Descriptivists maintain that they are only describing the language as it actually is. They believe they are scientists – who are explaining how the language works, much like physicists tell you how the physical world works.

“A dictionary can be an ‘authority’ only in the sense in which a book of chemistry or of physics or of botany can be an ‘authority’ – by the accuracy and the completeness of its record of the observed facts of the field examined in accord with the latest principles and techniques of the particular science.”

To those of us who begin our sentences with conjunctions whenever we can find one and split infinitives with a meat cleaver, this sounds reasonable.

But here is Wallace’s response:

“This is so stupid it practically drools. An ‘authoritative’ physics text presents the results of physicists’ observations and physicists’ theories about those observations. If a physics textbook operated on Descriptivist principles, the fact that some Americans believe that electricity flows better downhill (based upon the observed fact that power lines tend to run high above the homes they serve) would require the Electricity Flows Better Downhill Theory to be included as a ‘valid’ theory in the textbook.”

According to the Descriptivists, one usage is as good as another. So, if you say “anxious” when you mean “eager,” as many people do, then “anxious” means “eager.”

The Prescriptivists point out that language has a function, like electricity. And using it properly is important – otherwise, someone is going to get shocked.

A recent news headline, for example, informed me that a “Woman Finds Long-Lost Daughter After 18 Years in Check-out Line.”

Eighteen years is a long time to spend in a check- out line. But at least it paid off.

Your editor, choosing his words carefully,

Bill Bonner
Delray Beach, FL
April 5, 2001

*** Oh what a wicked world! The Nasdaq dropped another 34 points yesterday, amid rumors that Lucent was headed for bankruptcy.
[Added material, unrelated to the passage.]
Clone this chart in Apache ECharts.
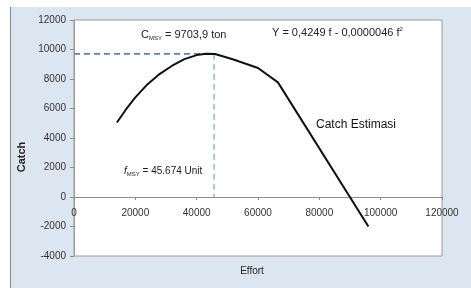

*** The Nasdaq has lost nearly 10% of its value in the last 3 days. It seems almost unbelievable. The index, now at 1,638, was 5,048 only a year ago.
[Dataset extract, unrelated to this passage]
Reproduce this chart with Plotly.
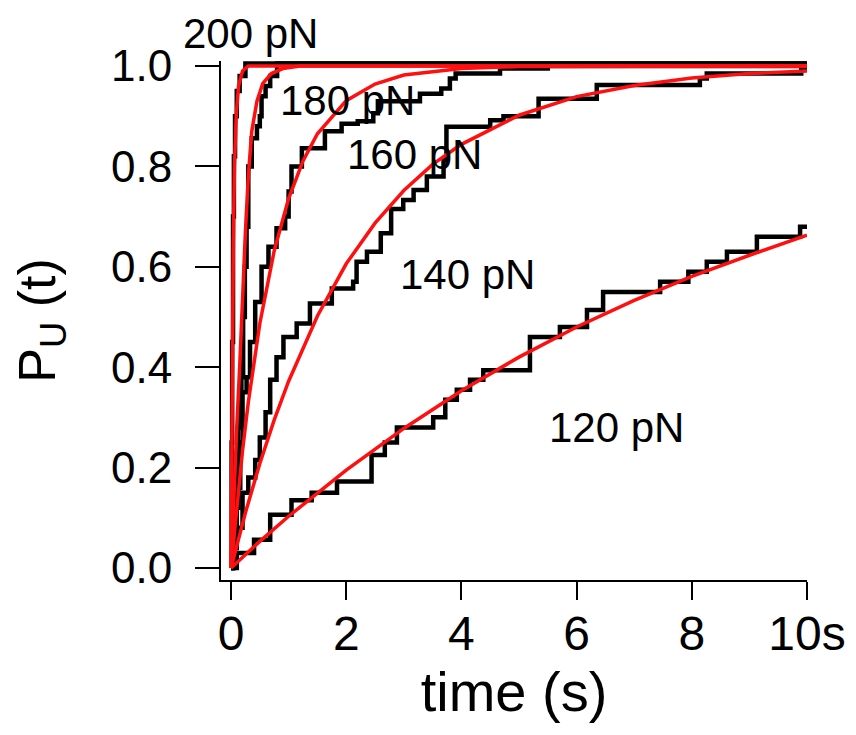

*** Lucent fell to $5.50, well below its 1996 Initial Offer Price of $6.38. But the company says it’s not going bust. And Abbey Cohen says things are going to get better in the market.
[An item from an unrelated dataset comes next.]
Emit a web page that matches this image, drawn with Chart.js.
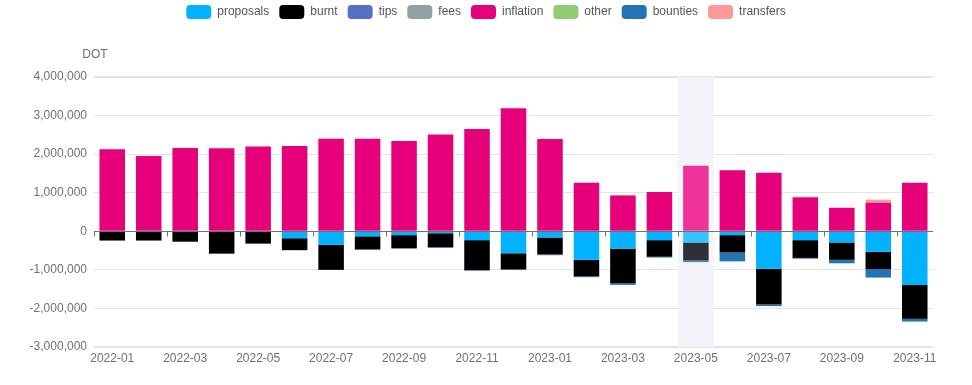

*** Also, auto sales for March were stronger than anyone expected – running at an annual rate of 17.1 million. American consumers continue to spend – and to buy foreign products. Toyota, for example, had its best month ever.

*** Dallas Fed chief, Robert McTeer, urged consumers to “go out and buy an SUV.” Looks like they took the bait.

*** So what’s the problem?

*** Consumer debt now equals 71% of GDP and 85% of personal incomes – a record on both points. And Moody’s says that households’ liquid assets fell 13.2% in the first quarter of this year, compared to the same period last year.

*** “While consumers are continuing to empty their wallets at a record pace,” writes Chad Hudson on the Prudent Bear website, “the day will come when they realize they need to start saving again.”

*** “Nightmare on Wall Street – Tightfisted Consumers” says the headline of Gretchen Morgenson’s column in the N.Y.TIMES. “Our general feeling is that the next shoe to drop in the economy is a slowdown in consumer spending,” said Jason Trennert, an economist with the ISI Group.

*** While the Nasdaq fell, the Dow rose 30 points. GE was down a little.

*** The dollar index fell too – leaving the euro back above 90 cents. Could the long-awaited bull market in the euro finally be getting underway? Maybe.

*** Gold rose too, pushing the HUI (an index of gold mining companies) up 4%.

*** European telecoms invested billions in what was to be the next generation of wireless services. But “the [third generation] technology adopted by European operators,” writes Marshall Auerback, “may ultimately prove to be irrelevant as it is surpassed by more cost effective alternatives.” Both American and Japanese companies have already demonstrated better systems – faster and cheaper – working on a different standard. The billions invested may end up being scrapped like old 8 track tape players. That is the trouble with new technology – there is always newer technology.

*** Cisco is down 83%. One of its major customers – PSINet – is near bankruptcy. And many others, to whom it extended vendor financing, are going broke. Want to buy a Cisco router? You can get it for 20% of the list price at auction. “The market for networking equipment is in complete freefall,” said an industry expert.

*** Argentina has been in a slump for 33 months. A report in yesterday’s news said that the number of desperately poor people in Buenos Aires, those living on less than $1.60 per day, has risen to almost a million.

*** Australia cut its interest rates to 5% – following the Fed lead.

*** Poor Maria. The anxious 15-year-old has a talent agent and is going for a casting call today. She takes modern dance and ballet lessons – and wants to start a career in the theatre. But she still has to pass her ‘brevet’ – a difficult test they give all students in the 9th grade. If you don’t pass it, you don’t get to go to the next grade. She faces the first installment tomorrow.

*** “Would you talk to her?” Elizabeth asked me. “Maybe she’ll listen to you more than she does to me. She’s got to take her schoolwork more seriously.”

*** And so I spoke to Maria, giving her fatherly advice. What good did it do? Not much, dear reader, not much.

*** And what else? I can’t think of a thing. Oh…Jules, 13, is on a school trip to Toronto. The poor Canadians were expecting a French kid. Jules, meanwhile, was looking forward to speaking English. Well, I just talked to Jules. He’s staying with the Lin family, where they speak Chinese at home!